My administration will have people from diverse backgrounds on the left and the right. I’m going to listen to all the voices in the room.
What values do you believe should drive the mayor's administration?
A mayor must deliver results for the people.
If a mayor cannot deliver, they better find a new line of work fast. We’ve got neighborhoods out here with 40 percent unemployment. Imagine if the entire city’s unemployment was this high. Would we tolerate it? No.
So why should we tolerate it for the neighborhoods? Some of these neighborhoods only have 30 percent homeownership or 3 percent of residents holding bachelor’s degrees or 60 percent on food stamps. This is not delivering for the neighborhoods.
Government is serious business. Failure costs lives. Success is imperative.
Why should residents vote for you and not one of your opponents?
I’ll give you my all. I will not launch a statewide campaign for another office. I do not want to use Chattanooga as a steppingstone. I will make our city a good home that provides safety and opportunity for all citizens.

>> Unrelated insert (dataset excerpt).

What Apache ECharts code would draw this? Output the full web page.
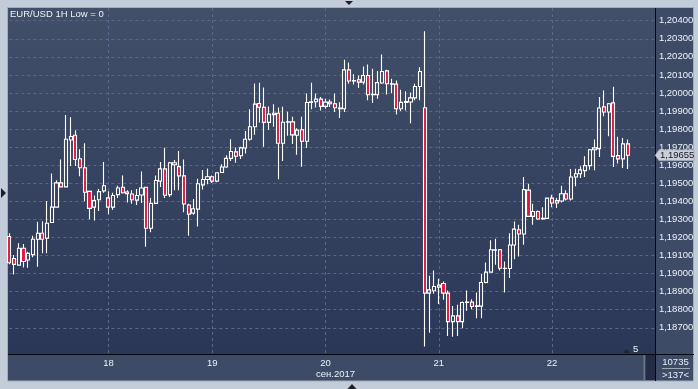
<!DOCTYPE html>
<html><head><meta charset="utf-8">
<script src="https://cdn.jsdelivr.net/npm/echarts@6/dist/echarts.min.js"></script>
<style>html,body{margin:0;padding:0;background:#c3cdd9;overflow:hidden}#c{width:698px;height:389px}</style>
</head><body><div id="c"></div>
<script>
// ---- data (EUR/USD, 1H candles) ----
const opens = [1.19205,1.19084,1.19047,1.19140,1.19075,1.19105,1.19190,1.19223,1.19196,1.19283,1.19368,1.19502,1.19480,1.19740,1.19766,1.19636,1.19586,1.19455,1.19368,1.19409,1.19458,1.19419,1.19368,1.19437,1.19478,1.19452,1.19441,1.19407,1.19435,1.19478,1.19251,1.19389,1.19512,1.19580,1.19437,1.19614,1.19592,1.19541,1.19380,1.19335,1.19357,1.19491,1.19521,1.19536,1.19512,1.19560,1.19590,1.19638,1.19674,1.19652,1.19695,1.19744,1.19813,1.19942,1.19921,1.19837,1.19880,1.19888,1.19722,1.19838,1.19840,1.19766,1.19796,1.19733,1.19947,1.19951,1.19966,1.19926,1.19949,1.19940,1.19916,1.19913,1.20128,1.20066,1.20073,1.20060,1.20097,1.19990,1.19990,1.20055,1.20122,1.20051,1.20049,1.19913,1.19948,1.19950,1.19973,1.20036,1.19918,1.18892,1.18905,1.18925,1.18945,1.18892,1.18734,1.18766,1.18734,1.18840,1.18842,1.18818,1.18820,1.18951,1.19008,1.19132,1.19132,1.19030,1.19028,1.19158,1.19243,1.19219,1.19462,1.19317,1.19344,1.19302,1.19306,1.19418,1.19391,1.19402,1.19442,1.19413,1.19535,1.19553,1.19570,1.19598,1.19686,1.19692,1.19923,1.19895,1.19945,1.19653,1.19635,1.19718];
const closes = [1.19060,1.19051,1.19140,1.19067,1.19112,1.19190,1.19223,1.19190,1.19279,1.19368,1.19502,1.19480,1.19744,1.19759,1.19632,1.19586,1.19450,1.19361,1.19404,1.19454,1.19486,1.19368,1.19432,1.19474,1.19448,1.19443,1.19409,1.19432,1.19474,1.19251,1.19389,1.19515,1.19580,1.19434,1.19614,1.19603,1.19541,1.19385,1.19329,1.19359,1.19497,1.19521,1.19536,1.19512,1.19558,1.19590,1.19638,1.19676,1.19650,1.19696,1.19744,1.19813,1.19938,1.19921,1.19837,1.19883,1.19888,1.19722,1.19838,1.19840,1.19768,1.19794,1.19733,1.19947,1.19951,1.19966,1.19926,1.19949,1.19940,1.19918,1.19913,1.20128,1.20066,1.20068,1.20060,1.20097,1.19990,1.19992,1.20057,1.20119,1.20051,1.20049,1.19913,1.19948,1.19953,1.19973,1.20036,1.20119,1.18892,1.18910,1.18929,1.18936,1.18892,1.18734,1.18766,1.18734,1.18840,1.18842,1.18818,1.18822,1.18951,1.19008,1.19132,1.19130,1.19030,1.19028,1.19158,1.19246,1.19219,1.19465,1.19317,1.19344,1.19302,1.19306,1.19418,1.19391,1.19404,1.19442,1.19413,1.19535,1.19553,1.19574,1.19598,1.19686,1.19696,1.19917,1.19895,1.19940,1.19649,1.19635,1.19718,1.19655];
const lows = [1.19052,1.18995,1.19043,1.19034,1.19032,1.19090,1.19038,1.19112,1.19112,1.19280,1.19365,1.19478,1.19478,1.19595,1.19595,1.19539,1.19400,1.19301,1.19294,1.19346,1.19447,1.19328,1.19354,1.19419,1.19443,1.19394,1.19387,1.19380,1.19391,1.19149,1.19229,1.19389,1.19480,1.19419,1.19424,1.19461,1.19461,1.19339,1.19210,1.19326,1.19261,1.19465,1.19495,1.19502,1.19506,1.19558,1.19586,1.19623,1.19613,1.19634,1.19665,1.19735,1.19768,1.19837,1.19702,1.19796,1.19813,1.19523,1.19624,1.19763,1.19717,1.19658,1.19591,1.19695,1.19910,1.19920,1.19903,1.19913,1.19922,1.19894,1.19861,1.19894,1.20051,1.20047,1.20027,1.20047,1.19959,1.19944,1.19968,1.20051,1.19992,1.19999,1.19881,1.19900,1.19903,1.19833,1.19959,1.19959,1.18597,1.18673,1.18888,1.18832,1.18855,1.18655,1.18651,1.18655,1.18697,1.18795,1.18803,1.18753,1.18753,1.18947,1.19008,1.19049,1.19017,1.18895,1.18975,1.19080,1.19095,1.19160,1.19313,1.19270,1.19298,1.19298,1.19304,1.19368,1.19363,1.19394,1.19405,1.19405,1.19483,1.19529,1.19535,1.19575,1.19572,1.19646,1.19871,1.19760,1.19590,1.19609,1.19585,1.19579];
const highs = [1.19223,1.19103,1.19168,1.19164,1.19121,1.19209,1.19287,1.19290,1.19402,1.19554,1.19517,1.19632,1.19878,1.19865,1.19794,1.19688,1.19722,1.19460,1.19432,1.19469,1.19618,1.19456,1.19447,1.19487,1.19543,1.19461,1.19461,1.19469,1.19565,1.19480,1.19419,1.19543,1.19618,1.19697,1.19618,1.19629,1.19679,1.19632,1.19387,1.19413,1.19525,1.19573,1.19582,1.19543,1.19560,1.19605,1.19655,1.19744,1.19698,1.19702,1.19790,1.19910,1.20052,1.20056,1.20030,1.19925,1.19938,1.19920,1.19923,1.19896,1.19868,1.19805,1.19868,1.19997,1.20056,1.19997,1.19977,1.19968,1.19964,1.19996,1.19949,1.20184,1.20169,1.20103,1.20097,1.20147,1.20158,1.20134,1.20121,1.20213,1.20128,1.20079,1.20069,1.20018,1.20009,1.20003,1.20051,1.20143,1.20341,1.18988,1.19017,1.18971,1.18956,1.18906,1.18821,1.18827,1.18845,1.18906,1.18858,1.18895,1.18999,1.19062,1.19184,1.19193,1.19136,1.19067,1.19224,1.19289,1.19270,1.19535,1.19498,1.19387,1.19350,1.19368,1.19420,1.19437,1.19418,1.19487,1.19461,1.19579,1.19581,1.19594,1.19649,1.19690,1.19742,1.19978,1.20014,1.19945,1.20034,1.19757,1.19751,1.19742];

// ---- axes / labels ----
const slotCount = 138;                 // hourly slots on the x axis (last few empty)
const dayTicks = [21, 43, 67, 91, 115];
const dayLabels = ['18', '19', '20', '21', '22'];
const monthLabel = 'сен.2017';
const monthTick = 67;
const yMin = 1.187, yMax = 1.204, yStep = 0.001;
const titleText = 'EUR/USD 1H Low = 0';
const volText = '10735', countText = '>137<', barsText = '5';

const categories = Array.from({length: slotCount}, (_, i) => 'h' + i);
const candleData = opens.map((o, i) => [o, closes[i], lows[i], highs[i]]);
const lastPrice = closes[closes.length - 1];
const fmt = v => v.toFixed(5).replace('.', ',');

const FONT = '"Liberation Sans", Arial, sans-serif';
const chart = echarts.init(document.getElementById('c'), null, {renderer: 'canvas'});

const gridL = 9.3, gridR = 42.1;
const option = {
  animation: false,
  backgroundColor: '#c3cdd9',
  title: {text: titleText, left: 10, top: 9, padding: 0,
    textStyle: {color: '#eef2f8', fontSize: 9.5, fontWeight: 'normal', fontFamily: FONT}},
  grid: [
    {left: gridL, right: gridR, top: 20.7, bottom: 61.2, outerBoundsMode: 'none', containLabel: false},
    {left: gridL, right: gridR, top: 8, bottom: 34.7, outerBoundsMode: 'none', containLabel: false}
  ],
  xAxis: [
    {type: 'category', gridIndex: 0, data: categories, boundaryGap: false,
      axisLine: {show: false}, axisTick: {show: false}, axisLabel: {show: false}, splitLine: {show: false}},
    {type: 'category', gridIndex: 1, data: categories, boundaryGap: false, position: 'bottom',
      axisLine: {show: false}, axisTick: {show: false},
      axisLabel: {
        show: true, margin: 4, color: '#eef2f8', fontSize: 9.5, fontFamily: FONT,
        interval: (idx) => dayTicks.indexOf(idx) >= 0,
        formatter: (val, idx) => {
          const k = dayTicks.indexOf(idx);
          if (k < 0) return '';
          return idx === monthTick ? dayLabels[k] + '\n{m|' + monthLabel + '}' : dayLabels[k];
        },
        lineHeight: 11,
        rich: {m: {color: '#eef2f8', fontSize: 9.5, fontFamily: FONT, padding: [0, 0, 0, 20], lineHeight: 11}}
      },
      splitLine: {show: true, interval: (idx) => dayTicks.indexOf(idx) >= 0,
        lineStyle: {color: '#58688a', type: [3, 3], width: 1}}}
  ],
  yAxis: [
    {type: 'value', gridIndex: 0, position: 'right', min: yMin, max: yMax, interval: yStep, scale: true,
      axisLine: {show: false}, axisTick: {show: false},
      axisLabel: {margin: 3, color: '#eef2f8', fontSize: 9.5, fontFamily: FONT, formatter: fmt,
        showMinLabel: true, showMaxLabel: true, hideOverlap: false},
      splitLine: {show: true, lineStyle: {color: '#58688a', type: [3, 3], width: 1}}},
    {type: 'value', gridIndex: 1, min: 0, max: 1, show: false}
  ],
  series: [{
    type: 'candlestick', xAxisIndex: 0, yAxisIndex: 0, data: candleData, clip: false,
    barWidth: 3.6,
    itemStyle: {color: 'rgba(0,0,0,0)', color0: '#e3153e', borderColor: '#ffffff', borderColor0: '#ffffff', borderWidth: 1.1}
  }],
  graphic: {elements: [
    {id: 'panel', type: 'rect', z: -100, shape: {x: 7.5, y: 7.5, width: 686, height: 373.5},
      style: {fill: '#3d4b67', stroke: '#a2aebf', lineWidth: 1}},
    {id: 'plotbg', type: 'rect', z: -99, shape: {x: 8, y: 8, width: 647.5, height: 346},
      style: {fill: new echarts.graphic.LinearGradient(0, 0, 0, 1, [
        {offset: 0, color: '#414f69'}, {offset: 1, color: '#2b3757'}])}},
    {id: 'vsep', type: 'line', z: 50, shape: {x1: 655.5, y1: 8, x2: 655.5, y2: 381}, style: {stroke: '#05070c', lineWidth: 1}},
    {id: 'hsep', type: 'line', z: 50, shape: {x1: 8, y1: 354.5, x2: 694, y2: 354.5}, style: {stroke: '#05070c', lineWidth: 1}},
    {id: 'thumbL', type: 'rect', z: 5, shape: {x: 643.5, y: 355, width: 2, height: 25}, style: {fill: '#6a768c'}},
    {id: 'thumb', type: 'rect', z: 5, shape: {x: 645.5, y: 355, width: 10, height: 25}, style: {fill: '#232c44'}},
    {id: 'vol', type: 'text', z: 50, style: {text: volText, x: 675.5, y: 362, fill: '#e8edf5', fontSize: 9.5, fontFamily: FONT,
      align: 'center', textAlign: 'center', verticalAlign: 'middle', textVerticalAlign: 'middle'}},
    {id: 'volsep', type: 'line', z: 50, shape: {x1: 662, y1: 368.5, x2: 690, y2: 368.5}, style: {stroke: '#9aa6b8', lineWidth: 1}},
    {id: 'cnt', type: 'text', z: 50, style: {text: countText, x: 675.5, y: 375, fill: '#e8edf5', fontSize: 9.5, fontFamily: FONT,
      align: 'center', textAlign: 'center', verticalAlign: 'middle', textVerticalAlign: 'middle'}},
    {id: 'bars', type: 'text', z: 50, style: {text: barsText, x: 633, y: 349.5, fill: '#eef2f8', fontSize: 9.5, fontFamily: FONT,
      align: 'left', textAlign: 'left', verticalAlign: 'middle', textVerticalAlign: 'middle'}},
    {id: 'barsTri', type: 'polygon', z: 50, shape: {points: [[623, 353], [630, 353], [626.5, 349]]}, style: {fill: '#1d2538'}},
    {id: 'triTop', type: 'polygon', z: 50, shape: {points: [[345, 1], [353, 1], [349, 5]]}, style: {fill: '#1b202b'}},
    {id: 'triLeft', type: 'polygon', z: 50, shape: {points: [[1, 188], [1, 198], [6, 193]]}, style: {fill: '#1b202b'}},
    {id: 'triBot', type: 'polygon', z: 50, shape: {points: [[347.5, 389], [356.5, 389], [352, 384]]}, style: {fill: '#1b202b'}}
  ]}
};
chart.setOption(option);

// current price tag on the right axis, positioned through the y scale
const ty = chart.convertToPixel({yAxisIndex: 0}, lastPrice);
chart.setOption({graphic: {elements: [
  {id: 'tag', type: 'polygon', z: 60, shape: {points: [[655, ty], [659, ty - 5.5], [694, ty - 5.5], [694, ty + 5.5], [659, ty + 5.5]]},
    style: {fill: '#c9ced8', stroke: '#8e97a8', lineWidth: 0.5}},
  {id: 'tagText', type: 'text', z: 61, style: {text: fmt(lastPrice), x: 660, y: ty + 0.5, fill: '#141820', fontSize: 9.5, fontFamily: FONT,
    align: 'left', textAlign: 'left', verticalAlign: 'middle', textVerticalAlign: 'middle'}}
]}});
</script>
</body></html>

If you think the last four, eight, 12 years have been the end-all-be-all for Chattanooga, that we do not need dramatic change, then I’m not your candidate.
But if you look around at all the success and the shiny new buildings and ask yourself where’s your piece of the pie, where do you and your children fit in, why have you been ignored—then you should vote Grohn.
I hear your voice, and we’re going to make big changes in how things work around here.
What is your personal motivation for running for this office and wanting to lead the city?
Servant leadership is big with me. I’m a Christian, and I am taught that leaders are to be servants of the people.
If I’m not serving people, then what am I doing with my time on earth?
As mayor, I can serve the people on a bigger but still local platform.
You’re not away in Nashville or Washington. You’re right here with your neighbors and friends working toward solutions to the challenges we face.